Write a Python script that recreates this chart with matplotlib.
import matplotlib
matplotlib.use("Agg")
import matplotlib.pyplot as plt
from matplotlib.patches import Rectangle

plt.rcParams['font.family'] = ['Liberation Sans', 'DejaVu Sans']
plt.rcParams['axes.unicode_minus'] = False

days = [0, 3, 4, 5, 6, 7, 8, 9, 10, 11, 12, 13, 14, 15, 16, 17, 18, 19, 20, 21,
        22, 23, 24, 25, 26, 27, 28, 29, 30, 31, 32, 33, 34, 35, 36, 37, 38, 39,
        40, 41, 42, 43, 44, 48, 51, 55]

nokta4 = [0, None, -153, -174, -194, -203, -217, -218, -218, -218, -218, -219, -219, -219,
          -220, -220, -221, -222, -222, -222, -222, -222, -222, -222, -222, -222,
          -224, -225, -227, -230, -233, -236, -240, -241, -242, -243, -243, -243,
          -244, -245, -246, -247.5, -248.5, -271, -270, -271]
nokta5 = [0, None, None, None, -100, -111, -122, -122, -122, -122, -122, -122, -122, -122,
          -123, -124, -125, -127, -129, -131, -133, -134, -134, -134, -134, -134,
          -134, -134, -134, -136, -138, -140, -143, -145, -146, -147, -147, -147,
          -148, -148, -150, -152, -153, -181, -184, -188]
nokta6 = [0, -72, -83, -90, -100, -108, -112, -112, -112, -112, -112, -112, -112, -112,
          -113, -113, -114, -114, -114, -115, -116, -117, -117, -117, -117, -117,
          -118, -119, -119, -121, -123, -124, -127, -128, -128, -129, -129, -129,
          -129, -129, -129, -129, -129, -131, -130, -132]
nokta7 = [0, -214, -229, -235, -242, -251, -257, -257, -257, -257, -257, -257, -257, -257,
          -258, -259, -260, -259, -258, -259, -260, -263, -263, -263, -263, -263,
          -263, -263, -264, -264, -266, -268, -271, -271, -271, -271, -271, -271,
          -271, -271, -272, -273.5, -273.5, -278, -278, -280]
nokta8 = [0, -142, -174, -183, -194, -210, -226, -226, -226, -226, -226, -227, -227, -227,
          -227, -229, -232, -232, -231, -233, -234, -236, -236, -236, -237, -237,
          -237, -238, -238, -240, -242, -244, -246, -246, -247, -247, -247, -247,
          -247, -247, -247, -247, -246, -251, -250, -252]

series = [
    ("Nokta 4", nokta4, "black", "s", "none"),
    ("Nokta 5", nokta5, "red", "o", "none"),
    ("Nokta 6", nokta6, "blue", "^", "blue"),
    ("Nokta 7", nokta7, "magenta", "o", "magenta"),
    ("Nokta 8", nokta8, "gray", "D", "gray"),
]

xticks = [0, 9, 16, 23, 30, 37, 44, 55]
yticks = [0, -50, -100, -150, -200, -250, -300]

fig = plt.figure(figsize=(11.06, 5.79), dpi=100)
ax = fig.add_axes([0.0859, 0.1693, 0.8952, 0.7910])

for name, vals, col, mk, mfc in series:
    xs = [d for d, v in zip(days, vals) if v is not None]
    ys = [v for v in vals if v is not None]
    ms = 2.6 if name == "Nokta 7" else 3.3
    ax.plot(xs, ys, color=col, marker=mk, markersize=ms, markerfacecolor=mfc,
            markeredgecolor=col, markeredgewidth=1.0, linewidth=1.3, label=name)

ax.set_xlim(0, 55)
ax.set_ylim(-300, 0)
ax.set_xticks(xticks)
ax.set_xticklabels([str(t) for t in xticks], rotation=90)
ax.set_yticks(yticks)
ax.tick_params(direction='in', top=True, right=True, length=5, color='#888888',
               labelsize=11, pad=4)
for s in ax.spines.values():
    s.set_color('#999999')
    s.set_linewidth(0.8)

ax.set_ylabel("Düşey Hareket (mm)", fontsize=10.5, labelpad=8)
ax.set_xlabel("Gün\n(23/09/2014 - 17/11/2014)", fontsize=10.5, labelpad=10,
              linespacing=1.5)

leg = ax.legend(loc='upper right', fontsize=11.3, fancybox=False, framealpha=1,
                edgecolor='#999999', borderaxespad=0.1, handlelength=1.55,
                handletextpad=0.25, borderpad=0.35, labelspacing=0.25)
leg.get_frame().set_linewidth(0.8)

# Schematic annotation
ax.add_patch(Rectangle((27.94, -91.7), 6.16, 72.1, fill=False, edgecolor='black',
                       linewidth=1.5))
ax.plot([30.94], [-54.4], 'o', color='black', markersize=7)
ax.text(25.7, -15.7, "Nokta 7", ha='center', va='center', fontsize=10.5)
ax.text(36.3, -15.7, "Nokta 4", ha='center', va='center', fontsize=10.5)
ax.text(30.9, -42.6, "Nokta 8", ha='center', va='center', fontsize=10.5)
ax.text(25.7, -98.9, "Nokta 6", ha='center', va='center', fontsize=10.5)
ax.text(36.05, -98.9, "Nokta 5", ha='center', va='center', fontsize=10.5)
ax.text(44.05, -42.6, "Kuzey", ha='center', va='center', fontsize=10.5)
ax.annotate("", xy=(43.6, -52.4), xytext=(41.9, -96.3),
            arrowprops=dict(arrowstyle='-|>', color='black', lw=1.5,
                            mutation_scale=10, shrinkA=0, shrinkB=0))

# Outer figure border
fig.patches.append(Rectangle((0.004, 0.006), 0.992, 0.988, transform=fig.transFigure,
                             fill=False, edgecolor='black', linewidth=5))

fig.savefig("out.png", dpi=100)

▸ **Objective**: Reproduce the complete data exactly as presented above.

▸ **Expected answer**:
Write a Python script that recreates this chart with matplotlib.
import matplotlib
matplotlib.use("Agg")
import matplotlib.pyplot as plt
from matplotlib.patches import Rectangle

plt.rcParams['font.family'] = ['Liberation Sans', 'DejaVu Sans']
plt.rcParams['axes.unicode_minus'] = False

days = [0, 3, 4, 5, 6, 7, 8, 9, 10, 11, 12, 13, 14, 15, 16, 17, 18, 19, 20, 21,
        22, 23, 24, 25, 26, 27, 28, 29, 30, 31, 32, 33, 34, 35, 36, 37, 38, 39,
        40, 41, 42, 43, 44, 48, 51, 55]

nokta4 = [0, None, -153, -174, -194, -203, -217, -218, -218, -218, -218, -219, -219, -219,
          -220, -220, -221, -222, -222, -222, -222, -222, -222, -222, -222, -222,
          -224, -225, -227, -230, -233, -236, -240, -241, -242, -243, -243, -243,
          -244, -245, -246, -247.5, -248.5, -271, -270, -271]
nokta5 = [0, None, None, None, -100, -111, -122, -122, -122, -122, -122, -122, -122, -122,
          -123, -124, -125, -127, -129, -131, -133, -134, -134, -134, -134, -134,
          -134, -134, -134, -136, -138, -140, -143, -145, -146, -147, -147, -147,
          -148, -148, -150, -152, -153, -181, -184, -188]
nokta6 = [0, -72, -83, -90, -100, -108, -112, -112, -112, -112, -112, -112, -112, -112,
          -113, -113, -114, -114, -114, -115, -116, -117, -117, -117, -117, -117,
          -118, -119, -119, -121, -123, -124, -127, -128, -128, -129, -129, -129,
          -129, -129, -129, -129, -129, -131, -130, -132]
nokta7 = [0, -214, -229, -235, -242, -251, -257, -257, -257, -257, -257, -257, -257, -257,
          -258, -259, -260, -259, -258, -259, -260, -263, -263, -263, -263, -263,
          -263, -263, -264, -264, -266, -268, -271, -271, -271, -271, -271, -271,
          -271, -271, -272, -273.5, -273.5, -278, -278, -280]
nokta8 = [0, -142, -174, -183, -194, -210, -226, -226, -226, -226, -226, -227, -227, -227,
          -227, -229, -232, -232, -231, -233, -234, -236, -236, -236, -237, -237,
          -237, -238, -238, -240, -242, -244, -246, -246, -247, -247, -247, -247,
          -247, -247, -247, -247, -246, -251, -250, -252]

series = [
    ("Nokta 4", nokta4, "black", "s", "none"),
    ("Nokta 5", nokta5, "red", "o", "none"),
    ("Nokta 6", nokta6, "blue", "^", "blue"),
    ("Nokta 7", nokta7, "magenta", "o", "magenta"),
    ("Nokta 8", nokta8, "gray", "D", "gray"),
]

xticks = [0, 9, 16, 23, 30, 37, 44, 55]
yticks = [0, -50, -100, -150, -200, -250, -300]

fig = plt.figure(figsize=(11.06, 5.79), dpi=100)
ax = fig.add_axes([0.0859, 0.1693, 0.8952, 0.7910])

for name, vals, col, mk, mfc in series:
    xs = [d for d, v in zip(days, vals) if v is not None]
    ys = [v for v in vals if v is not None]
    ms = 2.6 if name == "Nokta 7" else 3.3
    ax.plot(xs, ys, color=col, marker=mk, markersize=ms, markerfacecolor=mfc,
            markeredgecolor=col, markeredgewidth=1.0, linewidth=1.3, label=name)

ax.set_xlim(0, 55)
ax.set_ylim(-300, 0)
ax.set_xticks(xticks)
ax.set_xticklabels([str(t) for t in xticks], rotation=90)
ax.set_yticks(yticks)
ax.tick_params(direction='in', top=True, right=True, length=5, color='#888888',
               labelsize=11, pad=4)
for s in ax.spines.values():
    s.set_color('#999999')
    s.set_linewidth(0.8)

ax.set_ylabel("Düşey Hareket (mm)", fontsize=10.5, labelpad=8)
ax.set_xlabel("Gün\n(23/09/2014 - 17/11/2014)", fontsize=10.5, labelpad=10,
              linespacing=1.5)

leg = ax.legend(loc='upper right', fontsize=11.3, fancybox=False, framealpha=1,
                edgecolor='#999999', borderaxespad=0.1, handlelength=1.55,
                handletextpad=0.25, borderpad=0.35, labelspacing=0.25)
leg.get_frame().set_linewidth(0.8)

# Schematic annotation
ax.add_patch(Rectangle((27.94, -91.7), 6.16, 72.1, fill=False, edgecolor='black',
                       linewidth=1.5))
ax.plot([30.94], [-54.4], 'o', color='black', markersize=7)
ax.text(25.7, -15.7, "Nokta 7", ha='center', va='center', fontsize=10.5)
ax.text(36.3, -15.7, "Nokta 4", ha='center', va='center', fontsize=10.5)
ax.text(30.9, -42.6, "Nokta 8", ha='center', va='center', fontsize=10.5)
ax.text(25.7, -98.9, "Nokta 6", ha='center', va='center', fontsize=10.5)
ax.text(36.05, -98.9, "Nokta 5", ha='center', va='center', fontsize=10.5)
ax.text(44.05, -42.6, "Kuzey", ha='center', va='center', fontsize=10.5)
ax.annotate("", xy=(43.6, -52.4), xytext=(41.9, -96.3),
            arrowprops=dict(arrowstyle='-|>', color='black', lw=1.5,
                            mutation_scale=10, shrinkA=0, shrinkB=0))

# Outer figure border
fig.patches.append(Rectangle((0.004, 0.006), 0.992, 0.988, transform=fig.transFigure,
                             fill=False, edgecolor='black', linewidth=5))

fig.savefig("out.png", dpi=100)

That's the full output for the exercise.